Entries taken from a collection
-*-*-
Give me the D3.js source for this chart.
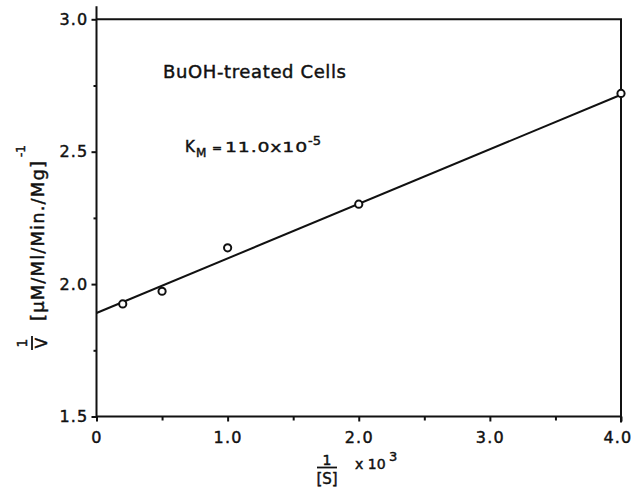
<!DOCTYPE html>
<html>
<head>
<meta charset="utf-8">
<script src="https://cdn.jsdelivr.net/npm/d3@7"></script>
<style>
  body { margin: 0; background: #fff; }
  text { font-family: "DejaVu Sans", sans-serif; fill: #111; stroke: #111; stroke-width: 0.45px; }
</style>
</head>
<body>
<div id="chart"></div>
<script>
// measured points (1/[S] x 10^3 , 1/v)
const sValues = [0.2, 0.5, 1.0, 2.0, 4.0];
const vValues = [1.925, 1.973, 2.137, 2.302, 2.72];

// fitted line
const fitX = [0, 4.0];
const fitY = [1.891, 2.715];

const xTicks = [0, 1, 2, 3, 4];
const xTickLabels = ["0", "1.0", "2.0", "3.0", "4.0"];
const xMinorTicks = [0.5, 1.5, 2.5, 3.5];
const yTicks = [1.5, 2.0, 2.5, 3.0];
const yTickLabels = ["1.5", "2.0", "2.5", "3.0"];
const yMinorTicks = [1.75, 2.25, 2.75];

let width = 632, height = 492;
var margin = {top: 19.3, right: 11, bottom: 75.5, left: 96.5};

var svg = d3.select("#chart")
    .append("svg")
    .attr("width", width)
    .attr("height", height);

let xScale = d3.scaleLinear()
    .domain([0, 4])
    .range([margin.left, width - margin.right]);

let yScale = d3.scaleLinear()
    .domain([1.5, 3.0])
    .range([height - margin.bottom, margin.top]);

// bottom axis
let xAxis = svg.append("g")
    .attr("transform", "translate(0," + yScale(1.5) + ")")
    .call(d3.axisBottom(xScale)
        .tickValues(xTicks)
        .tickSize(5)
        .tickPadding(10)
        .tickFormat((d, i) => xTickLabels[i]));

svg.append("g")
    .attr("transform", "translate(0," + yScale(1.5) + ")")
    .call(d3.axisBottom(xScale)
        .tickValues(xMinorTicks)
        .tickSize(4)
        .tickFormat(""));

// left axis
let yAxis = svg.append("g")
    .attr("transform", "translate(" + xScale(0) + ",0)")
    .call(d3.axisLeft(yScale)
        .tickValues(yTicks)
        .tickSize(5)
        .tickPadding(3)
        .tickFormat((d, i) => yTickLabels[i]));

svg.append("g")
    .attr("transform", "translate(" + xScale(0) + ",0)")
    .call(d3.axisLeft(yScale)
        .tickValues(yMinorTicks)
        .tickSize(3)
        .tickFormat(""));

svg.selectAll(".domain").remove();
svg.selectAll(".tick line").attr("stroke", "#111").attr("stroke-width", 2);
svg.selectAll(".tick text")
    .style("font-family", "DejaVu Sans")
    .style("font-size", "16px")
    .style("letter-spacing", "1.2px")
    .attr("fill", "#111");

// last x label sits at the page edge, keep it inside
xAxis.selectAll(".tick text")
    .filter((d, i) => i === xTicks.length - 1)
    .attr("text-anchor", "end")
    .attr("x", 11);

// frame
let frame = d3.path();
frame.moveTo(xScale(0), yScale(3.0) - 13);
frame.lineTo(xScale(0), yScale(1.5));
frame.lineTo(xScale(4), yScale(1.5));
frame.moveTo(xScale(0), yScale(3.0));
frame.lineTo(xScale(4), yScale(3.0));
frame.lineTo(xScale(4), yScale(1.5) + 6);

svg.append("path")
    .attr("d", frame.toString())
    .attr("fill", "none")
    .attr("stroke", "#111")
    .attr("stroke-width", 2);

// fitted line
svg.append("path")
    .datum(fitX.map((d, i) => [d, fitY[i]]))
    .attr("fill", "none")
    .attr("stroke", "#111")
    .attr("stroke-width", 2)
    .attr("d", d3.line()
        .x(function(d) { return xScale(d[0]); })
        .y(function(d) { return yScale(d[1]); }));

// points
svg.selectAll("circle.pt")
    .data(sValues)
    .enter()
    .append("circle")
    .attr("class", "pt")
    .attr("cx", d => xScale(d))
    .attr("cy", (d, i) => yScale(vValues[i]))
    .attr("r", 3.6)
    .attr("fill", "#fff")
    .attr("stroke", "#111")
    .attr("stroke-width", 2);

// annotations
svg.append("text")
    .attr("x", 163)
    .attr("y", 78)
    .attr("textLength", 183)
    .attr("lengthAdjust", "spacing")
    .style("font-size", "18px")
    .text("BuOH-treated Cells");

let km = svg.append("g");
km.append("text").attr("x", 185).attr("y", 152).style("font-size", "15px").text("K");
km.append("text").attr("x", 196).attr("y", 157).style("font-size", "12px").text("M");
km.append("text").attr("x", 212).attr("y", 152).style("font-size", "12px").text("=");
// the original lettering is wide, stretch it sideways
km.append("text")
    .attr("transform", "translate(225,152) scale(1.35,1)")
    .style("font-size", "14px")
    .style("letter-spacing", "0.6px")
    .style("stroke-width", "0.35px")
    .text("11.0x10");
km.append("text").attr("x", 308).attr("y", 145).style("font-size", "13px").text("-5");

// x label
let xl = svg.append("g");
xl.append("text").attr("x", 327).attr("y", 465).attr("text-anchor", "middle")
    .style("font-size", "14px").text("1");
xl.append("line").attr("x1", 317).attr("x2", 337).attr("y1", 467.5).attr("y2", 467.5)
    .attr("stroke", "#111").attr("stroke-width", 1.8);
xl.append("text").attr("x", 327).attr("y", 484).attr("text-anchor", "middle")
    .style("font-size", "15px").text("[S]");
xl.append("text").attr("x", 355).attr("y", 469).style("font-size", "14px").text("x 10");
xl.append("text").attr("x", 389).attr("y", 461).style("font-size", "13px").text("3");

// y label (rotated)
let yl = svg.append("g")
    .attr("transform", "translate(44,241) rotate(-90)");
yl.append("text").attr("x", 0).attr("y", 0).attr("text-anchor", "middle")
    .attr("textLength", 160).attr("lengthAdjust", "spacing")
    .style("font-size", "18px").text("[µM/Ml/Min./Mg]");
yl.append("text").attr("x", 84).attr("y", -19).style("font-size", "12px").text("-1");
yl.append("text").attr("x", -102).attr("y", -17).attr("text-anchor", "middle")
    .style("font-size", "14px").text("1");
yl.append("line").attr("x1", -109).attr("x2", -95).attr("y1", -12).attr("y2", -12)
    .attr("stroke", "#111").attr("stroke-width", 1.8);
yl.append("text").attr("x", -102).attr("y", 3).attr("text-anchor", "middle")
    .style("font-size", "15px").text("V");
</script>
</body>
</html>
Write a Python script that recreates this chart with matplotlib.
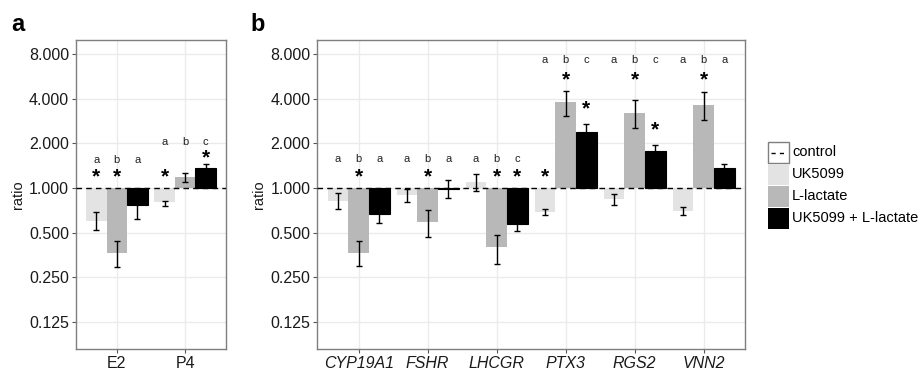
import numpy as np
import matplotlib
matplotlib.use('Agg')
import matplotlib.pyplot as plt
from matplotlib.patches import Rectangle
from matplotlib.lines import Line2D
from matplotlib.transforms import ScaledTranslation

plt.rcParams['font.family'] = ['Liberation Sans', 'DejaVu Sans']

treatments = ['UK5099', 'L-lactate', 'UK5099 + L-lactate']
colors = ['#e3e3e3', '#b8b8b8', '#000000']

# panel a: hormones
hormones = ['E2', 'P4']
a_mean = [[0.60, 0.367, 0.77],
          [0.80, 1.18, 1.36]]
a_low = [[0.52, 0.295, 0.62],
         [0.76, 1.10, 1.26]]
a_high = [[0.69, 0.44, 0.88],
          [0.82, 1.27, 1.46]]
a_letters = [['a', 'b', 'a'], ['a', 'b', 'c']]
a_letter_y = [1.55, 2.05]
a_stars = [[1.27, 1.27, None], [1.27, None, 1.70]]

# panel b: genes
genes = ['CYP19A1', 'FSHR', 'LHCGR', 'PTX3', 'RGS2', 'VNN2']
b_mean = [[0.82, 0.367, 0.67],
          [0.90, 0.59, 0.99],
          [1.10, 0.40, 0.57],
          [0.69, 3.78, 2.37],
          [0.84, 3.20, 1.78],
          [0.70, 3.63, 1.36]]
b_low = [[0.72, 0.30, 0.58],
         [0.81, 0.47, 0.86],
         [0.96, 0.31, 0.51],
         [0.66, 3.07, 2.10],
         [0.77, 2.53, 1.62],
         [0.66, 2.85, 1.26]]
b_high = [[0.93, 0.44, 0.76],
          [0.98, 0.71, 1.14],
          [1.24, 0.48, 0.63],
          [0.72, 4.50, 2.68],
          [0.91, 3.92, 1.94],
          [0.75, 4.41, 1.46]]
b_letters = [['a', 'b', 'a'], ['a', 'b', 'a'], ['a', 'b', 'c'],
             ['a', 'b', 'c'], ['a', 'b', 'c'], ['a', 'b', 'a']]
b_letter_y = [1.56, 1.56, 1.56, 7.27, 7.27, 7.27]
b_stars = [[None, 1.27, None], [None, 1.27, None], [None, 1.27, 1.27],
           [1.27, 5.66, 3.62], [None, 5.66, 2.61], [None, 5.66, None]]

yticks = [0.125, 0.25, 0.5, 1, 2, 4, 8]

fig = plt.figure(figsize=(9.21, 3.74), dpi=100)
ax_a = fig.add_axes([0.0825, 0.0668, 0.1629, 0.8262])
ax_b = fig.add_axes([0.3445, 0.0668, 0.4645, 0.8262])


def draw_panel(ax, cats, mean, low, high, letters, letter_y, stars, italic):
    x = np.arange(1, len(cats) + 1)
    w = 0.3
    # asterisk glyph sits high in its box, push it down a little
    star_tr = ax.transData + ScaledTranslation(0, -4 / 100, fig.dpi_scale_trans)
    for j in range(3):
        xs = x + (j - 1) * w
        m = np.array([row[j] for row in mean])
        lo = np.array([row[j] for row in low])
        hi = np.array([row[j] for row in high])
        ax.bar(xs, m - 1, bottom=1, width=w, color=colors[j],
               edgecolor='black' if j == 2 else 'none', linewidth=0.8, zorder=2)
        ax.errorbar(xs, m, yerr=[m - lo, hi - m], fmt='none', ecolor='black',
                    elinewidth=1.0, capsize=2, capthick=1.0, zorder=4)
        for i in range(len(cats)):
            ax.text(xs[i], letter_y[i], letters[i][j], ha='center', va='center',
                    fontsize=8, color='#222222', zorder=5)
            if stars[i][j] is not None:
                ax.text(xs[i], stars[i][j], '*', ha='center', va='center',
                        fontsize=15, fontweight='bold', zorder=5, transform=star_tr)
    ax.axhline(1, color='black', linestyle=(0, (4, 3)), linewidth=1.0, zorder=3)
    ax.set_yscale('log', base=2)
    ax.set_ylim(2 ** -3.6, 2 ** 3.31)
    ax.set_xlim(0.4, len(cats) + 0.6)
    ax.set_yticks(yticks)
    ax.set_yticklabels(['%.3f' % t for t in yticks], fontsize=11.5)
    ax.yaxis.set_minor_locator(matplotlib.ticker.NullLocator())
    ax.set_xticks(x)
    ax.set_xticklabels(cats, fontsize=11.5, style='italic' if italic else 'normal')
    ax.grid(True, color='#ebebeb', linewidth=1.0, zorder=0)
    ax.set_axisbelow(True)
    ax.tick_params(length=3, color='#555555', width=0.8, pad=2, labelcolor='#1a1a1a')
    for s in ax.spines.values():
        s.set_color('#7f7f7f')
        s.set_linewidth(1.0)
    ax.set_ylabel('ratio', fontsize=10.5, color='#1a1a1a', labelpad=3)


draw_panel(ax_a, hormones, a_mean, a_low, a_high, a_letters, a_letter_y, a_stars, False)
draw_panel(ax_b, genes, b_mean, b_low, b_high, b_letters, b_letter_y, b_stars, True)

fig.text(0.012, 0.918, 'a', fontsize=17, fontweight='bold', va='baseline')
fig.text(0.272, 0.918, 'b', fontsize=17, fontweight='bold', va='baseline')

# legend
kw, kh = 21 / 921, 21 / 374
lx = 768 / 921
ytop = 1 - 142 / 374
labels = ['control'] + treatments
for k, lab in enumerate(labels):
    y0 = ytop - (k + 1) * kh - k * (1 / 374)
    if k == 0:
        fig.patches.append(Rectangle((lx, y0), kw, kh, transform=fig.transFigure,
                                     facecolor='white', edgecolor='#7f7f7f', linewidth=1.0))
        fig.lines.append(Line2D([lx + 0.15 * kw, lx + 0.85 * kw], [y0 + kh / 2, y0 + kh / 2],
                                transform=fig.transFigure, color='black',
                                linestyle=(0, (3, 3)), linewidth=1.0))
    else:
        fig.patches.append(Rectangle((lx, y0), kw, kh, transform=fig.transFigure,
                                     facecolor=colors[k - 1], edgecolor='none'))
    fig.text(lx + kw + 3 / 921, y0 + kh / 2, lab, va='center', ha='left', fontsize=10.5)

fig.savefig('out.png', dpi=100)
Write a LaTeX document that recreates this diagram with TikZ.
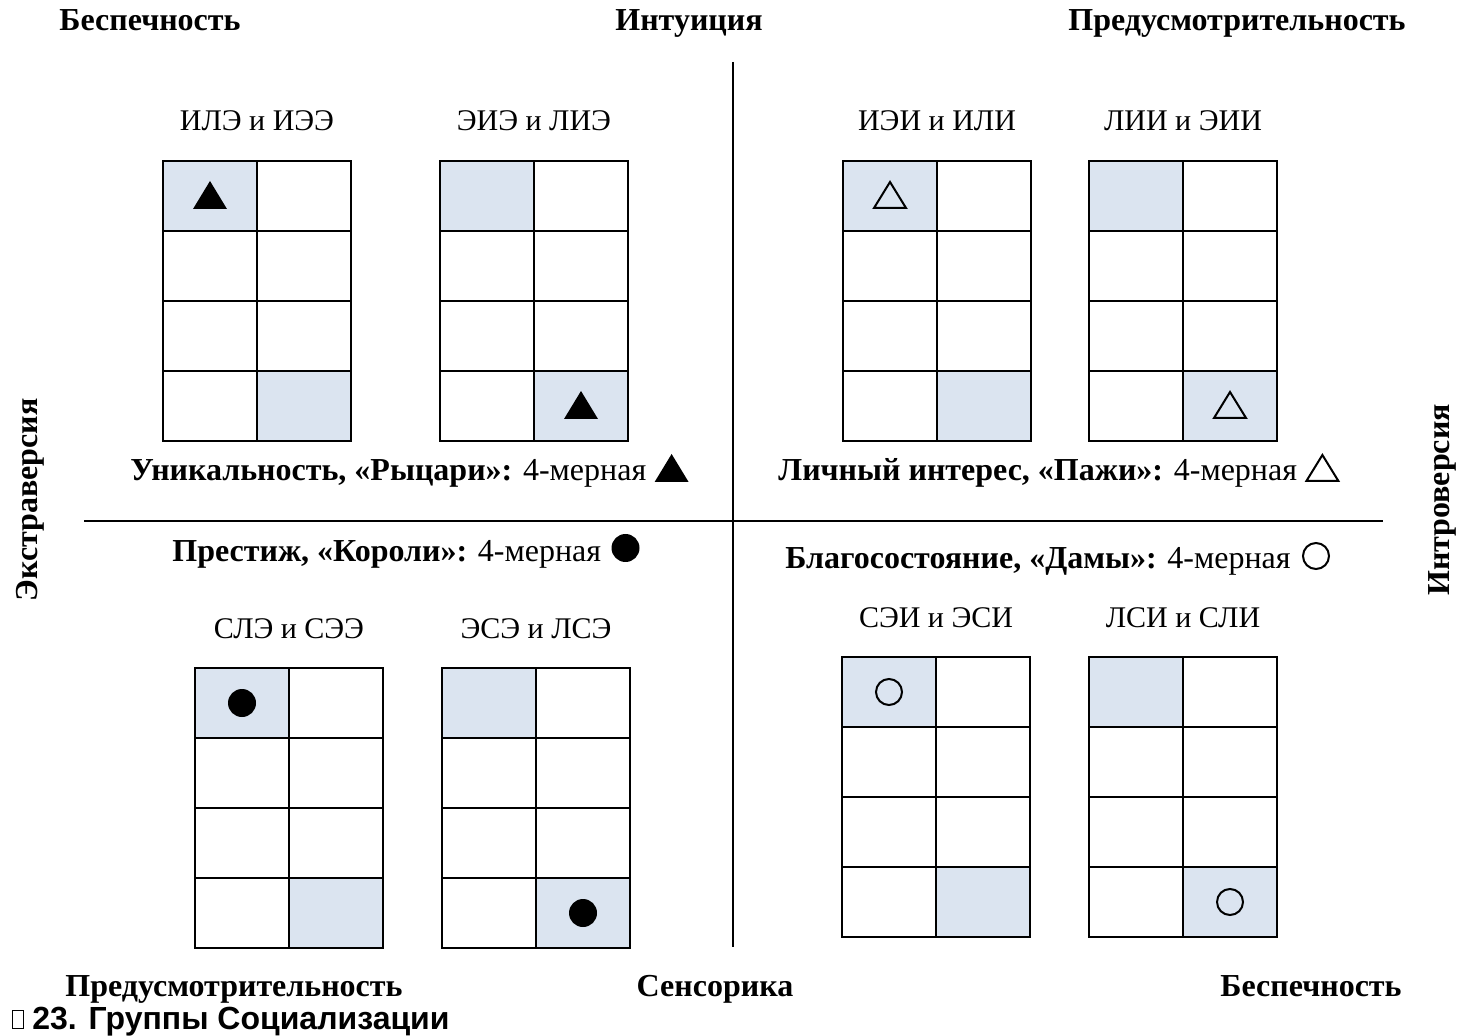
-*-*-
- _What you should do_
Give back only the lines from the one holding "Write a Python" through the one holding "from matplotlib.transforms import", both kept, exactly as written. Omit the images.

- _Output_
Write a Python script that recreates this chart with matplotlib.
import numpy as np
import matplotlib
matplotlib.use('Agg')
import matplotlib.pyplot as plt
from matplotlib.patches import Rectangle
from matplotlib.lines import Line2D
from matplotlib.transforms import ScaledTranslation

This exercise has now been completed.